Problem requirements:
Identify the lines bearing the string "chart" and gather them.

Data:
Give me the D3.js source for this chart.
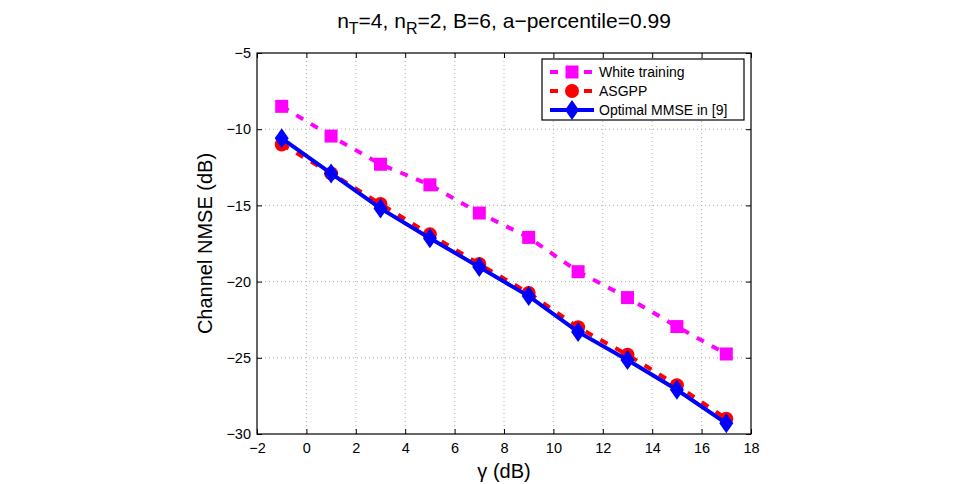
<!DOCTYPE html>
<html>
<head>
<meta charset="utf-8">
<script src="https://cdn.jsdelivr.net/npm/d3@7"></script>
<style>
body { margin: 0; background: #fff; }
text { font-family: "Liberation Sans", Arial, sans-serif; }
</style>
</head>
<body>
<svg id="chart" width="966" height="484"></svg>
<script>
// data
var gammaDb = [-1, 1, 3, 5, 7, 9, 11, 13, 15, 17];
var whiteTraining = [-8.5, -10.45, -12.3, -13.65, -15.5, -17.1, -19.35, -21.05, -22.95, -24.75];
var asgpp = [-11.0, -12.9, -14.9, -16.9, -18.85, -20.75, -23.0, -24.8, -26.8, -29.0];
var optimalMmse = [-10.6, -12.9, -15.2, -17.15, -19.05, -20.95, -23.3, -25.15, -27.1, -29.3];
var xTicks = [-2, 0, 2, 4, 6, 8, 10, 12, 14, 16, 18];
var yTicks = [-5, -10, -15, -20, -25, -30];

var pLeft = 257, pRight = 751, pTop = 53, pBottom = 434;

var svg = d3.select("#chart");

var x = d3.scaleLinear().domain([-2, 18]).range([pLeft, pRight]);
var y = d3.scaleLinear().domain([-30, -5]).range([pBottom, pTop]);

// grid
var grid = svg.append("g");
grid.selectAll("line.vx").data(xTicks.slice(1, -1)).enter().append("line")
  .attr("x1", d => x(d)).attr("x2", d => x(d))
  .attr("y1", pTop).attr("y2", pBottom)
  .style("stroke", "#b0b0b0").style("stroke-dasharray", "1,3").style("stroke-width", 1);
grid.selectAll("line.hy").data(yTicks.slice(1, -1)).enter().append("line")
  .attr("x1", pLeft).attr("x2", pRight)
  .attr("y1", d => y(d)).attr("y2", d => y(d))
  .style("stroke", "#b0b0b0").style("stroke-dasharray", "1,3").style("stroke-width", 1);

// axes, ticks pointing inward like matlab
var fmt = d => String(d).replace("-", "\u2212");
svg.append("g").attr("transform", "translate(0," + pBottom + ")")
  .call(d3.axisBottom(x).tickValues(xTicks).tickSizeInner(-5).tickSizeOuter(0).tickPadding(9).tickFormat(fmt));
svg.append("g").attr("transform", "translate(" + pLeft + ",0)")
  .call(d3.axisLeft(y).tickValues(yTicks).tickSizeInner(-5).tickSizeOuter(0).tickPadding(6).tickFormat(fmt));
svg.append("g").attr("transform", "translate(0," + pTop + ")")
  .call(d3.axisTop(x).tickValues(xTicks).tickSizeInner(-5).tickSizeOuter(0).tickFormat(""));
svg.append("g").attr("transform", "translate(" + pRight + ",0)")
  .call(d3.axisRight(y).tickValues(yTicks).tickSizeInner(-5).tickSizeOuter(0).tickFormat(""));

svg.selectAll(".domain").remove();
svg.selectAll(".tick line").style("stroke", "#000");
svg.selectAll(".tick text").style("font-size", "14.5px").style("fill", "#000");

svg.append("rect").attr("x", pLeft).attr("y", pTop)
  .attr("width", pRight - pLeft).attr("height", pBottom - pTop)
  .style("fill", "none").style("stroke", "#000").style("stroke-width", 1.2);

// series
var series = [
  { name: "White training", values: whiteTraining, color: "#ff00ff", dash: "8,9", marker: "square" },
  { name: "ASGPP", values: asgpp, color: "#ff0000", dash: "8,9", marker: "circle" },
  { name: "Optimal MMSE in [9]", values: optimalMmse, color: "#0000ff", dash: null, marker: "diamond" }
];

var line = d3.line().x(d => x(d[0])).y(d => y(d[1]));

function drawMarker(g, kind, cx, cy, color) {
  if (kind === "square") {
    g.append("rect").attr("x", cx - 6.5).attr("y", cy - 6.5).attr("width", 13).attr("height", 13)
      .style("fill", color);
  } else if (kind === "circle") {
    g.append("circle").attr("cx", cx).attr("cy", cy).attr("r", 7).style("fill", color);
  } else {
    g.append("path").attr("d", "M" + cx + "," + (cy - 10) + "L" + (cx + 7) + "," + cy +
      "L" + cx + "," + (cy + 10) + "L" + (cx - 7) + "," + cy + "Z").style("fill", color);
  }
}

series.forEach(function(s) {
  var pts = gammaDb.map((g, i) => [g, s.values[i]]);
  var g = svg.append("g");
  g.append("path").datum(pts).attr("d", line)
    .style("fill", "none").style("stroke", s.color).style("stroke-width", 4)
    .style("stroke-dasharray", s.dash);
  pts.forEach(p => drawMarker(g, s.marker, x(p[0]), y(p[1]), s.color));
});

// legend
var lg = svg.append("g");
lg.append("rect").attr("x", 542).attr("y", 59).attr("width", 202).attr("height", 61)
  .style("fill", "#fff").style("stroke", "#000").style("stroke-width", 1.2);
series.forEach(function(s, i) {
  var ly = 72 + i * 19;
  lg.append("line").attr("x1", 550).attr("x2", 594).attr("y1", ly).attr("y2", ly)
    .style("stroke", s.color).style("stroke-width", 4).style("stroke-dasharray", s.dash ? "8,9" : null);
  drawMarker(lg, s.marker, 572, ly, s.color);
  lg.append("text").attr("x", 599).attr("y", ly + 5).text(s.name)
    .style("font-size", "14px");
});

// labels
var title = svg.append("text").attr("x", 504).attr("y", 28).attr("text-anchor", "middle")
  .style("font-size", "21px");
title.append("tspan").text("n");
title.append("tspan").attr("dy", 6).style("font-size", "16px").text("T");
title.append("tspan").attr("dy", -6).text("=4, n");
title.append("tspan").attr("dy", 6).style("font-size", "16px").text("R");
title.append("tspan").attr("dy", -6).text("=2, B=6, a\u2212percentile=0.99");

svg.append("text").attr("x", 504).attr("y", 478).attr("text-anchor", "middle")
  .style("font-size", "20px").text("\u03b3 (dB)");

svg.append("text").attr("transform", "translate(212," + ((pTop + pBottom) / 2) + ") rotate(-90)")
  .attr("text-anchor", "middle").style("font-size", "20px").text("Channel NMSE (dB)");
</script>
</body>
</html>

Answer for this exercise:
Give me the D3.js source for this chart.
<svg id="chart" width="966" height="484"></svg>
var svg = d3.select("#chart");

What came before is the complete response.